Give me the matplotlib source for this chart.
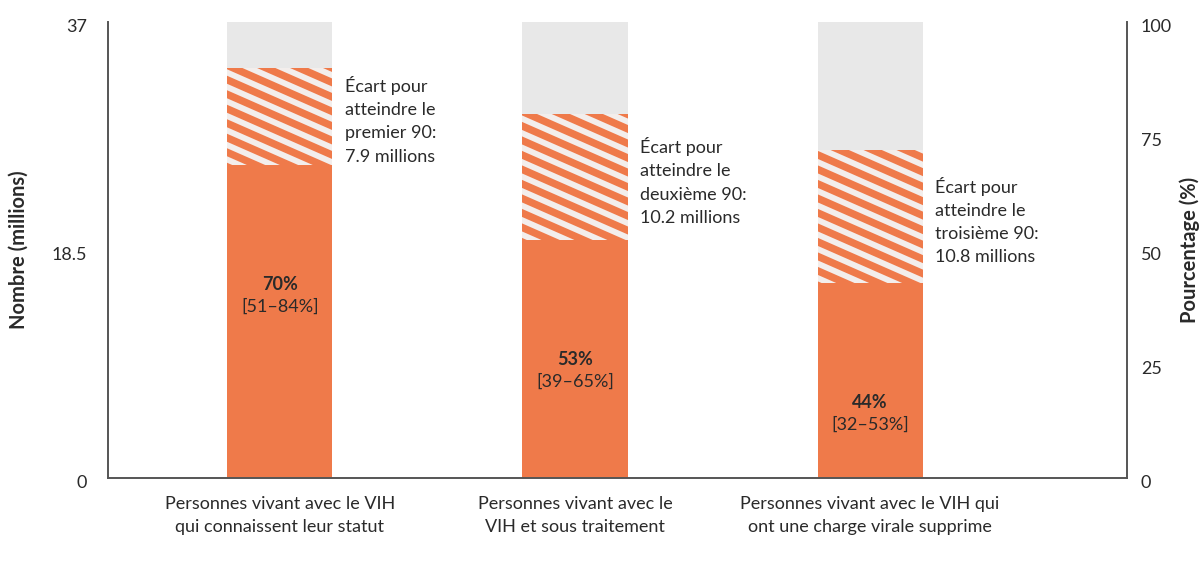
import numpy as np
import matplotlib.pyplot as plt
from matplotlib.collections import LineCollection
from matplotlib.transforms import IdentityTransform, ScaledTranslation

plt.rcParams['font.family'] = ['Lato', 'DejaVu Sans']

categories = ['Personnes vivant avec le VIH\nqui connaissent leur statut',
              'Personnes vivant avec le\nVIH et sous traitement',
              'Personnes vivant avec le VIH qui\nont une charge virale supprime']
total = [37, 37, 37]
atteint = [25.4, 19.3, 15.8]          # millions
ecart = [7.9, 10.2, 10.8]             # millions
pct = ['70%', '53%', '44%']
intervalle = ['[51–84%]', '[39–65%]', '[32–53%]']
ecart_txt = ['Écart pour\natteindre le\npremier 90:\n7.9 millions',
             'Écart pour\natteindre le\ndeuxième 90:\n10.2 millions',
             'Écart pour\natteindre le\ntroisième 90:\n10.8 millions']

orange = '#EF7A4A'
gris = '#E8E8E8'
clair = '#F3EEEC'
txt = '#2a2a2a'

x = np.arange(len(categories))
w = 0.356

fig = plt.figure(figsize=(12.01, 5.62), dpi=100)
ax = fig.add_axes([0.0899, 0.1495, 0.8485, 0.8114])
ax.set_xlim(-0.583, 2.871)
ax.set_ylim(0, 37)

ax.bar(x, total, width=w, color=gris, linewidth=0)
gap_bars = ax.bar(x, ecart, bottom=atteint, width=w, color=clair, linewidth=0)
ax.bar(x, atteint, width=w, color=orange, linewidth=0)

# diagonal stripes in the gap segment
for p in gap_bars:
    (x0, y0), (x1, y1) = ax.transData.transform([(p.get_x(), p.get_y()),
                                                  (p.get_x() + p.get_width(), p.get_y() + p.get_height())])
    s = 0.44
    segs = []
    c = y0 - 2
    while c < y1 + s * (x1 - x0) + 20:
        segs.append([(x0 - 5, c + s * 5), (x1 + 5, c - s * (x1 - x0 + 5))])
        c += 14.5
    lc = LineCollection(segs, colors=orange, linewidths=5.3, transform=IdentityTransform())
    ax.add_collection(lc, autolim=False)
    lc.set_clip_path(p)

for i in range(len(x)):
    ax.annotate(pct[i], (x[i], atteint[i]), xytext=(0, -86), textcoords='offset points',
                ha='center', va='center', fontsize=13, fontweight='bold', color=txt)
    ax.annotate(intervalle[i], (x[i], atteint[i]), xytext=(0, -102), textcoords='offset points',
                ha='center', va='center', fontsize=13, color=txt)
    ax.annotate(ecart_txt[i], (x[i] + w / 2, atteint[i] + ecart[i] / 2), xytext=(9, -3),
                textcoords='offset points', ha='left', va='center', fontsize=13,
                color=txt, linespacing=1.55)

ax.spines['top'].set_visible(False)
for sp in ['left', 'right', 'bottom']:
    ax.spines[sp].set_color('#555555')
    ax.spines[sp].set_linewidth(1.4)

ax.set_xticks(x)
ax.set_xticklabels(categories, fontsize=13, color=txt, linespacing=1.55)
ax.tick_params(axis='x', length=0, pad=13)
ax.set_yticks([0, 18.5, 37])
ax.set_yticklabels(['0', '18.5', '37'], fontsize=13, color=txt)
ax.tick_params(axis='y', length=0, pad=15)
ax.set_ylabel('Nombre (millions)', fontsize=14.5, fontweight='bold', color=txt)
ax.yaxis.set_label_coords(-0.0775, 0.5)

ax2 = ax.twinx()
ax2.set_ylim(0, 100)
ax2.set_yticks([0, 25, 50, 75, 100])
ax2.tick_params(axis='y', length=0, pad=10, labelsize=13, labelcolor=txt)
for sp in ax2.spines.values():
    sp.set_visible(False)
ax2.set_ylabel('Pourcentage (%)', fontsize=14.5, fontweight='bold', color=txt)
ax2.yaxis.set_label_coords(1.0515, 0.5)

# tick labels sit a little below their tick in the reference
shift = ScaledTranslation(0, -0.04, fig.dpi_scale_trans)
for lab in ax.get_yticklabels() + ax2.get_yticklabels():
    lab.set_transform(lab.get_transform() + shift)

fig.savefig('out.png', dpi=100)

—————

■ **THE TASK**: Write out each line of the data that holds the string "matplotlib".

■ **WRITTEN REPLY**:
Give me the matplotlib source for this chart.
import matplotlib.pyplot as plt
from matplotlib.collections import LineCollection
from matplotlib.transforms import IdentityTransform, ScaledTranslation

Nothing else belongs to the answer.